The society was changing at its own pace, and the pace was slow, very slow. And a number of people decided it was too slow and tried to speed it up. Nothing wrong with that.

But have the sense to recognize that at least thus far, these efforts have yielded in negative results so far as OBC community is concerned. I would agree with you a hundred times that something has to be done to improve the lot of the underprivileged. But, if you have a system in place to do that (in this case, supposedly reservations), it is worthwhile reviewing how effective the system has been. If it has been effective, go ahead with it by all means. If it hasnt, well, the least you can do is to review it.

Here and here are some more facts that are disturbing. The OBCs constituted a mere 18.75% of the IIT JEE test takers, of which 14% made it without reservations. 18.75% is WAY below the even most conservative estimate of the %age of OBC population.

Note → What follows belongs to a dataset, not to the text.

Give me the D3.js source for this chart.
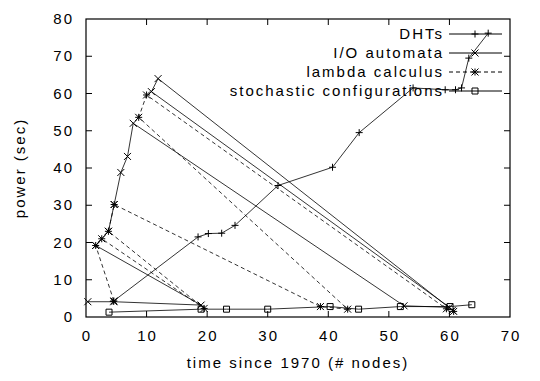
<!DOCTYPE html>
<html>
<head>
<meta charset="utf-8">
<script src="https://cdn.jsdelivr.net/npm/d3@7"></script>
<style>
  body { margin: 0; background: #fff; }
  text { font-family: "Liberation Sans", Arial, sans-serif; font-size: 15px; letter-spacing: 2px; fill: #000; }
</style>
</head>
<body>
<div class="chart"></div>
<script>
// series values (unsorted, as plotted)
var dhtsX = [4.5, 18.5, 20.2, 22.4, 24.6, 31.7, 40.7, 45.1, 54, 59.3, 61, 62, 63.2, 66.4];
var dhtsY = [4.2, 21.5, 22.4, 22.5, 24.6, 35.3, 40.2, 49.5, 61.5, 61, 61, 61.5, 69.5, 76.2];

var ioX = [0.3, 4.6, 19, 1.6, 3.7, 4.65, 5.75, 6.85, 7.8, 52.5, 60, 10.8, 11.9, 60.5];
var ioY = [4.1, 4.1, 3.2, 19.2, 23, 30.2, 38.8, 43.1, 52, 3, 2.6, 60.5, 64, 1.8];

var lambdaX = [4.6, 1.6, 2.6, 19.5, 3.7, 4.65, 38.7, 43.2, 8.7, 10, 59.5, 60.7];
var lambdaY = [4.3, 19.2, 21, 2.3, 23, 30.2, 2.8, 2.1, 53.6, 59.6, 2.2, 1.5];

var stochX = [3.8, 19, 23.2, 30, 40.3, 45, 51.9, 60.1, 63.7];
var stochY = [1.3, 2.1, 2.1, 2.1, 2.8, 2.1, 2.8, 2.8, 3.3];

var seriesNames = ["DHTs", "I/O automata", "lambda calculus", "stochastic configurations"];
var xTicks = [0, 10, 20, 30, 40, 50, 60, 70];
var yTicks = [0, 10, 20, 30, 40, 50, 60, 70, 80];

var width = 540, height = 381;
var margin = { top: 19, right: 30, bottom: 64, left: 86 };

var x = d3.scaleLinear().domain([0, 70]).range([margin.left, width - margin.right]);
var y = d3.scaleLinear().domain([0, 80]).range([height - margin.bottom, margin.top]);

var svg = d3.select(".chart").append("svg")
    .attr("width", width)
    .attr("height", height);

function zip(xs, ys) {
    return xs.map(function(v, i) { return [v, ys[i]]; });
}

var series = [
    { name: seriesNames[0], pts: zip(dhtsX, dhtsY), dash: null, mark: "plus" },
    { name: seriesNames[1], pts: zip(ioX, ioY), dash: null, mark: "times" },
    { name: seriesNames[2], pts: zip(lambdaX, lambdaY), dash: "4,3", mark: "star" },
    { name: seriesNames[3], pts: zip(stochX, stochY), dash: null, mark: "square" }
];

// marker shapes, gnuplot style
function markPath(type, cx, cy) {
    var r = 3.5;
    if (type == "plus") return "M" + (cx - r) + "," + cy + "H" + (cx + r) + "M" + cx + "," + (cy - r) + "V" + (cy + r);
    if (type == "times") return "M" + (cx - r) + "," + (cy - r) + "L" + (cx + r) + "," + (cy + r) +
        "M" + (cx - r) + "," + (cy + r) + "L" + (cx + r) + "," + (cy - r);
    if (type == "star") return markPath("plus", cx, cy) + markPath("times", cx, cy);
    return "M" + (cx - 3) + "," + (cy - 3) + "h6v6h-6z";
}

// axis ticks, inside on all four sides
var ticks = svg.append("g").attr("stroke", "#000").attr("stroke-width", 1);
xTicks.slice(1, -1).forEach(function(t) {
    ticks.append("line").attr("x1", x(t)).attr("x2", x(t)).attr("y1", y(0)).attr("y2", y(0) - 6);
    ticks.append("line").attr("x1", x(t)).attr("x2", x(t)).attr("y1", y(80)).attr("y2", y(80) + 6);
});
yTicks.slice(1, -1).forEach(function(t) {
    ticks.append("line").attr("x1", x(0)).attr("x2", x(0) + 6).attr("y1", y(t)).attr("y2", y(t));
    ticks.append("line").attr("x1", x(70)).attr("x2", x(70) - 6).attr("y1", y(t)).attr("y2", y(t));
});

svg.append("g").selectAll("text")
    .data(xTicks)
    .enter().append("text")
    .attr("x", function(d) { return x(d) + 1; })
    .attr("y", y(0) + 24)
    .attr("text-anchor", "middle")
    .text(function(d) { return d; });

svg.append("g").selectAll("text")
    .data(yTicks)
    .enter().append("text")
    .attr("x", x(0) - 12)
    .attr("y", function(d) { return y(d) + 5; })
    .attr("text-anchor", "end")
    .text(function(d) { return d; });

svg.append("text")
    .attr("x", (x(0) + x(70)) / 2)
    .attr("y", 368)
    .attr("text-anchor", "middle")
    .text("time since 1970 (# nodes)");

svg.append("text")
    .attr("transform", "translate(25," + ((y(0) + y(80)) / 2) + ") rotate(-90)")
    .attr("text-anchor", "middle")
    .text("power (sec)");

var line = d3.line()
    .x(function(d) { return x(d[0]); })
    .y(function(d) { return y(d[1]); });

var plot = svg.append("g");
series.forEach(function(s) {
    plot.append("path")
        .attr("d", line(s.pts))
        .attr("fill", "none")
        .attr("stroke", "#000")
        .attr("stroke-width", 0.8)
        .attr("stroke-dasharray", s.dash);
    plot.append("g").selectAll("path")
        .data(s.pts)
        .enter().append("path")
        .attr("d", function(d) { return markPath(s.mark, x(d[0]), y(d[1])); })
        .attr("fill", "none")
        .attr("stroke", "#000")
        .attr("stroke-width", 1);
});

// key, top right
var key = svg.append("g");
series.forEach(function(s, i) {
    var ky = 34 + i * 19;
    key.append("text")
        .attr("x", 444)
        .attr("y", ky + 5)
        .attr("text-anchor", "end")
        .text(s.name);
    key.append("line")
        .attr("x1", 449).attr("x2", 502)
        .attr("y1", ky).attr("y2", ky)
        .attr("stroke", "#000")
        .attr("stroke-dasharray", s.dash);
    key.append("path")
        .attr("d", markPath(s.mark, 475, ky))
        .attr("fill", "none")
        .attr("stroke", "#000");
});

// frame
svg.append("rect")
    .attr("x", x(0)).attr("y", y(80))
    .attr("width", x(70) - x(0)).attr("height", y(0) - y(80))
    .attr("fill", "none")
    .attr("stroke", "#000")
    .attr("stroke-width", 1.2);
</script>
</body>
</html>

14% out of 18.75% indicates to me at least that the OBCs who ARE in a position to take the test did not fare extremely poorly. To me, the problem lies in getting more OBC students to take the test while ensuring facilities for adequate preparation

IMHO, the government has neglected the sector which had the max potential to boost OBCs, i.e. reservation in good government schools like KVs (and there are 860 of them!!), coupled with financial help for enrolling in tutorial classes. That would reach a lot more OBCs than a 27% reservations in IITs and IIMs. A combination of reservations at good govt schools and higher ed places like IITs and IIMs is what would be even better. And, the best scenario would be if the government had the sense to take steps to ensure better access to higher ed by having more good univs and infra-structure. The last however, wont ever happen in the foreseeable future.

kuffir said...


'But have the sense to recognize that at least thus far, these efforts have yielded in negative results so far as OBC community is concerned.'

two assumptions: one about sense, which i'd like to ignore because i see nothing impolite about the rest of your comment. two, about the scale of what has been done and the period.

and the third, more damaging than the others, assumption: that the lower castes generally don't get the larger picture- that good schools, clean housing and sanitation, healthcare are more important.

the problem, from where i am located, is that democracy has failed to deliver those goods, or opportunities, on a universal, equitable basis. and why it has not delivered is because it failed to recognize the very undemocratic core of indian society: caste.

caste is a major cause of deprivation in the indian context, because it inhibits the very fundamental driver of all positive change- the individual. the policies you talk about address deprivation, without recognizing caste. if you recognized caste, you'd also recognize that there is no place for such institutions as the kendriya vidyalayas.. all institutions would deliver kv level quality.

yes, reservations don't address caste, largely, too.

Priya said...

Haha, you are reducing the whole thing to quotas like only you can:) Population percentage = Job share.

So a family should be encouraged to have 15 children because irrespective of whether or not they can total 2 and 2 to 4 they can be assured of jobs because they have numbers on their side :)

Isn't it the same anology to the days when rich noblemen could buy more wives at an auction because they had more money, the rights of women be damned, like the rights of the meritorious be damned here :)

More begets more :)

These backwards have given new meaning to "Science advances on the shoulders of the giants before" :)

I am reminded of "Give them an inch, they will ask for a mile".

Long live incompetence :)

Anonymous said...


You merit absolutely no comment :)


The policies I talked of addresses both caste and deprivation while recognizing that they are to a reasonable extent inter twined.

I said, reservations in KVs along with financial help for the reserved category students for tutorial classes so that they would be in a position to compete.

And all institutions delivering KV quality is something that is unrelated to recognizing caste. The malaise in educational system runs deep. You can easily see why from Prof Abinandanan's posts at nanopolitan on higher ed. Many of his arguments apply to school level education as well.